DATASET CONTENT:
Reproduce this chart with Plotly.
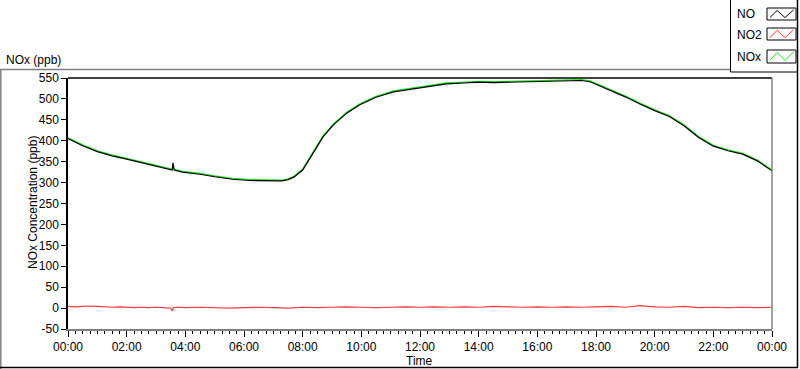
import pandas as pd
import plotly.graph_objects as go

# ---------------- data ----------------
no_hours = [0.0, 0.5, 1.0, 1.5, 2.0, 2.5, 2.8, 3.2, 3.55, 3.58, 3.62, 3.9, 4.5, 5.0, 5.6,
            6.2, 6.8, 7.3, 7.5, 7.7, 8.0, 8.35, 8.7, 9.05, 9.5, 9.95, 10.5, 11.1, 11.65,
            12.2, 12.9, 13.5, 14.0, 14.5, 15.0, 15.5, 16.0, 16.5, 17.0, 17.5, 17.8, 18.0,
            18.5, 19.0, 19.5, 20.0, 20.5, 21.0, 21.5, 22.0, 22.5, 23.0, 23.5, 24.0]
no_vals = [405, 388, 374, 364, 356, 348, 342, 335, 330, 347, 330, 325, 320, 314, 308,
           305, 305, 304, 307, 313, 330, 370, 410, 438, 466, 486, 504, 517, 523,
           530, 536, 538, 540, 539, 540, 541, 542, 542, 543, 544, 541, 535,
           520, 505, 488, 472, 458, 436, 408, 387, 376, 368, 352, 328]
nox_vals = [407, 390, 376, 366, 358, 350, 344, 337, 332, 334, 332, 327, 322, 316, 310,
            307, 307, 306, 309, 315, 332, 372, 412, 440, 468, 488, 506, 519, 525,
            532, 538, 540, 542, 541, 542, 543, 544, 544, 545, 546, 543, 537,
            522, 507, 490, 474, 460, 438, 410, 389, 378, 370, 354, 330]

no2_hours = [0.0, 0.25, 0.5, 0.75, 1.0, 1.25, 1.5, 1.75, 2.0, 2.25, 2.5, 2.75, 3.0, 3.25,
             3.5, 3.55, 3.6, 3.75, 4.0, 4.5, 5.0, 5.5, 6.0, 6.5, 7.0, 7.5, 8.0, 8.5, 9.0,
             9.5, 10.0, 10.5, 11.0, 11.5, 12.0, 12.5, 13.0, 13.5, 14.0, 14.5, 15.0, 15.5,
             16.0, 16.5, 17.0, 17.5, 18.0, 18.5, 19.0, 19.5, 20.0, 20.5, 21.0, 21.5,
             22.0, 22.5, 23.0, 23.5, 24.0]
no2_vals = [4, 3, 4, 5, 4, 3, 2, 3, 2, 1, 2, 1, 2, 1,
            0, -7, 1, 2, 1, 2, 1, 0, 1, 2, 1, 0, 2, 1, 2,
            3, 2, 1, 2, 3, 2, 3, 2, 3, 2, 4, 3, 2,
            3, 2, 3, 2, 3, 4, 2, 6, 3, 2, 4, 1,
            2, 1, 2, 1, 2]

y_ticks = [-50, 0, 50, 100, 150, 200, 250, 300, 350, 400, 450, 500, 550]

base = pd.Timestamp("2024-01-01 00:00")
t_no = base + pd.to_timedelta(no_hours, unit="h")
t_no2 = base + pd.to_timedelta(no2_hours, unit="h")

# ---------------- geometry helpers ----------------
W, H = 800, 369
ML, MR, MT, MB = 68, 28, 78, 40
PW, PH = W - ML - MR, H - MT - MB


def px(x):
    return (x - ML) / PW


def py(y):
    return (H - MB - y) / PH


FONT = "Liberation Sans, Arial, sans-serif"

fig = go.Figure()
fig.add_trace(go.Scatter(x=t_no2, y=no2_vals, mode="lines", name="NO2",
                         line=dict(color="#ff3a3a", width=1.2), showlegend=False))
fig.add_trace(go.Scatter(x=t_no, y=nox_vals, mode="lines", name="NOx",
                         line=dict(color="#20e020", width=1.3), showlegend=False))
fig.add_trace(go.Scatter(x=t_no, y=no_vals, mode="lines", name="NO",
                         line=dict(color="#000000", width=1.2), showlegend=False))

shapes = []
# plot-area border: top black, right gray
shapes.append(dict(type="line", xref="paper", yref="paper", x0=0, x1=1, y0=1, y1=1,
                   line=dict(color="#000000", width=1.5)))
shapes.append(dict(type="line", xref="paper", yref="paper", x0=1, x1=1, y0=0, y1=1,
                   line=dict(color="#808080", width=1.5)))
# outer frame
shapes.append(dict(type="line", xref="paper", yref="paper", x0=px(0), x1=px(730),
                   y0=py(69.5), y1=py(69.5), line=dict(color="#808080", width=1.5)))
shapes.append(dict(type="line", xref="paper", yref="paper", x0=px(0.8), x1=px(0.8),
                   y0=py(69.5), y1=py(369), line=dict(color="#808080", width=1.5)))
shapes.append(dict(type="line", xref="paper", yref="paper", x0=px(0), x1=px(798),
                   y0=py(367.5), y1=py(367.5), line=dict(color="#000000", width=1.5)))
shapes.append(dict(type="line", xref="paper", yref="paper", x0=px(797.5), x1=px(797.5),
                   y0=py(0), y1=py(368), line=dict(color="#000000", width=1.5)))
# legend box
shapes.append(dict(type="line", xref="paper", yref="paper", x0=px(730.5), x1=px(730.5),
                   y0=py(0), y1=py(72), line=dict(color="#000000", width=1)))
shapes.append(dict(type="line", xref="paper", yref="paper", x0=px(730.5), x1=px(798),
                   y0=py(72), y1=py(72), line=dict(color="#000000", width=1)))

legend_items = [("NO", "#000000", 8, 20, 14), ("NO2", "#ff3a3a", 28, 40, 35),
                ("NOx", "#20e020", 50, 63, 57)]
annotations = []
for name, col, ytop, ybot, ytxt in legend_items:
    x0, x1 = 767, 796
    shapes.append(dict(type="rect", xref="paper", yref="paper", x0=px(x0), x1=px(x1),
                       y0=py(ybot), y1=py(ytop), line=dict(color="#000000", width=1),
                       fillcolor="white"))
    hh = ybot - ytop
    ww = x1 - x0
    pts = [(x0 + 0.1 * ww, ytop + 0.8 * hh), (x0 + 0.35 * ww, ytop + 0.2 * hh),
           (x0 + 0.62 * ww, ytop + 0.8 * hh), (x0 + 0.92 * ww, ytop + 0.15 * hh)]
    path = "M " + " L ".join(f"{px(a):.5f},{py(b):.5f}" for a, b in pts)
    shapes.append(dict(type="path", xref="paper", yref="paper", path=path,
                       line=dict(color=col, width=1)))
    annotations.append(dict(text=name, xref="paper", yref="paper", x=px(735), y=py(ytxt),
                            xanchor="left", yanchor="middle", showarrow=False,
                            font=dict(family=FONT, size=12, color="#000000")))

annotations.append(dict(text="NOx (ppb)", xref="paper", yref="paper", x=px(4), y=py(60),
                        xanchor="left", yanchor="middle", showarrow=False,
                        font=dict(family=FONT, size=12, color="#000000")))
annotations.append(dict(text="NOx Concentration (ppb)", xref="paper", yref="paper",
                        x=px(33), y=py(203), xanchor="center", yanchor="middle",
                        textangle=-90, showarrow=False,
                        font=dict(family=FONT, size=12, color="#000000")))
annotations.append(dict(text="Time", xref="paper", yref="paper", x=px(419), y=py(361),
                        xanchor="center", yanchor="middle", showarrow=False,
                        font=dict(family=FONT, size=12, color="#000000")))

fig.update_layout(
    width=W, height=H, autosize=False,
    margin=dict(l=ML, r=MR, t=MT, b=MB, pad=0),
    plot_bgcolor="white", paper_bgcolor="white",
    shapes=shapes, annotations=annotations, showlegend=False,
    xaxis=dict(type="date", range=[base, base + pd.Timedelta(hours=24)],
               tick0=base, dtick=2 * 3600 * 1000, tickformat="%H:%M",
               showline=True, linecolor="#808080", linewidth=1.5,
               ticks="outside", ticklen=6, tickcolor="#000000", tickwidth=1,
               minor=dict(dtick=15 * 60 * 1000, ticks="outside", ticklen=3,
                          tickcolor="#000000", showgrid=False),
               showgrid=False, zeroline=False,
               tickfont=dict(family=FONT, size=12, color="#000000")),
    yaxis=dict(range=[-50, 550], tickmode="array", tickvals=y_ticks,
               ticktext=[str(v) for v in y_ticks],
               showline=True, linecolor="#000000", linewidth=1.5,
               ticks="outside", ticklen=5, tickcolor="#000000",
               showgrid=False, zeroline=False,
               tickfont=dict(family=FONT, size=12, color="#000000")),
)

fig.write_html(
    "out.html",
    config={"displayModeBar": False},
    post_script="document.body.style.margin='0';document.body.style.padding='0';"
                "document.body.style.overflow='hidden';",
)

EXERCISE GOAL: Go from the first line of the listing to the line holding "import plotly.graph_objects as go" and, please, transcribe those lines exactly, both included, with no pictures.

RIGHT ANSWER:
Reproduce this chart with Plotly.
import pandas as pd
import plotly.graph_objects as go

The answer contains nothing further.